Bronquio, por su parte, con su electrónica cruda y su capacidad de transformar el beat en emoción, demuestra que el sonido jerezano puede habitar distintas geografías del cine. En Las gentiles de Santi Amodeo, su música late con melancolía urbana; en Golpes, la nueva película de Rafa Cobos, que también ve su estreno hoy en la Seminci, aporta nervio y tensión, una respiración casi física que acompasa la herida moral del relato. Él, sin embargo, difiere de Scott en el punto de inicio del trabajo. “Las herramientas que utilizo son las mismas pero el punto de partida es muy distinto. Si enfoco las piezas desde un lugar similar al de los discos o los directos, seguramente me esté equivocando”. Bronquio está menos familiarizado con cuadrar musicalmente un plano que un bombo, lo que me da pie a preguntarle si en el cine se siente más libre o más encorsetado. “La inspiración dentro de un relativo encorsetamiento me resulta algo liberador. A veces, estar al servicio de otra cosa más grande te libera de limitaciones autoimpuestas”. Su trabajo confirma que hay una nueva sensibilidad en el sur que sabe dialogar con el montaje, con el ritmo y con el silencio. No pestañea cuando le pido que defina el sonido del sur con el patrón programado en una caja de ritmos. “Un tango. Casi todo entra ahí”.

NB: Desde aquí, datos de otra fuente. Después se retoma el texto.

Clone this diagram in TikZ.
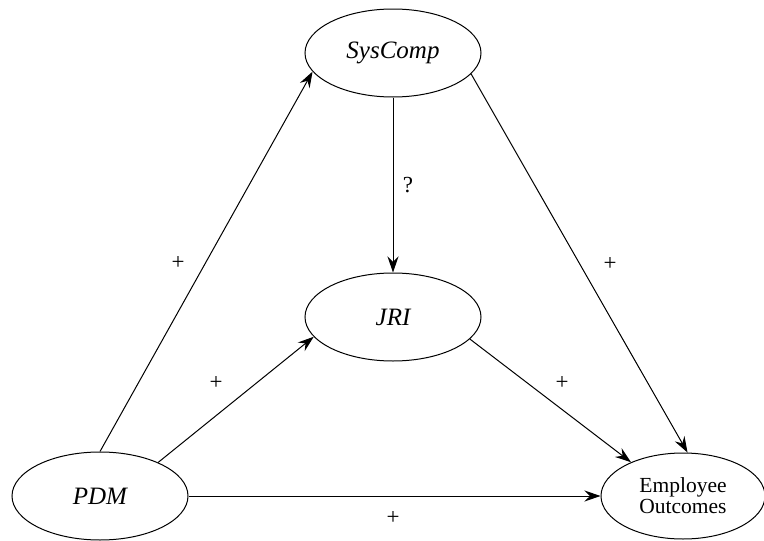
\documentclass[tikz,border=0pt]{standalone}
\usepackage{fontspec}
\setmainfont{Liberation Serif}
\usetikzlibrary{arrows.meta,shapes.geometric}
\begin{document}
\begin{tikzpicture}[x=1pt,y=-1pt,
  construct/.style={draw, ellipse, line width=1pt, inner sep=0pt,
    minimum width=176pt, minimum height=88pt, font=\fontsize{25}{27}\selectfont\itshape},
  outcome/.style={construct, minimum width=164pt, minimum height=86pt,
    font=\fontsize{21.5}{23}\selectfont, align=center},
  link/.style={line width=1pt, -{Stealth[length=16pt,width=11pt,inset=5.5pt]}},
  sign/.style={font=\fontsize{23}{25}\selectfont}]
\useasboundingbox (0,0) rectangle (764,541);

% constructs
\node[construct] (sys) at (393,53) {SysComp};
\node[construct] (jri) at (393,317) {JRI};
\node[construct] (pdm) at (100,496) {PDM};
\node[outcome]   (eo)  at (683,496) {Employee\\[-2pt]Outcomes};

% paths
\draw[link] (pdm.north) -- (sys.193);
\draw[link] (pdm.30) -- (jri.194);
\draw[link] (pdm.east) -- (eo.west);
\draw[link] (sys.south) -- (jri.north);
\draw[link] (sys.345) -- (eo.84);
\draw[link] (jri.344) -- (eo.147);

% signs of the effects
\node[sign] (s1) at (178,263) {+};
\node[sign] (s2) at (408,185) {?};
\node[sign] (s3) at (216,383) {+};
\node[sign] (s4) at (610,264) {+};
\node[sign] (s5) at (562,383) {+};
\node[sign] (s6) at (393,518) {+};
\end{tikzpicture}
\end{document}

Sin embargo, a pesar del hermoso panorama que hemos presentado en este texto, no todo suena libre. Algunos compositores lamentan que plataformas como Netflix impongan a los directores el uso de música de librería, comprada en paquetes globales con licencias cerradas, lo que uniformiza el paisaje sonoro y arrincona el talento local. En paralelo, la inteligencia artificial ya compone música para anuncios publicitarios —melodías funcionales, sin alma ni contexto—, y es probable que pronto se le encarguen también bandas sonoras completas. “¿Qué papel tendrán entonces los músicos, los compositores, los que sienten el tiempo y el color de una escena?”, se pregunta Javi Ruibal. Quizá el de ser el último reducto de humanidad en el arte. “La IA debería dedicarse a los trabajos penosos, los forzados, los mecánicos —añade— y dejar al ser humano el privilegio de crear lo bello, lo imprevisible, lo imperfecto”. Porque el arte, como el sur, no se programa, sino que se siente, se respira, se vive… y se escucha.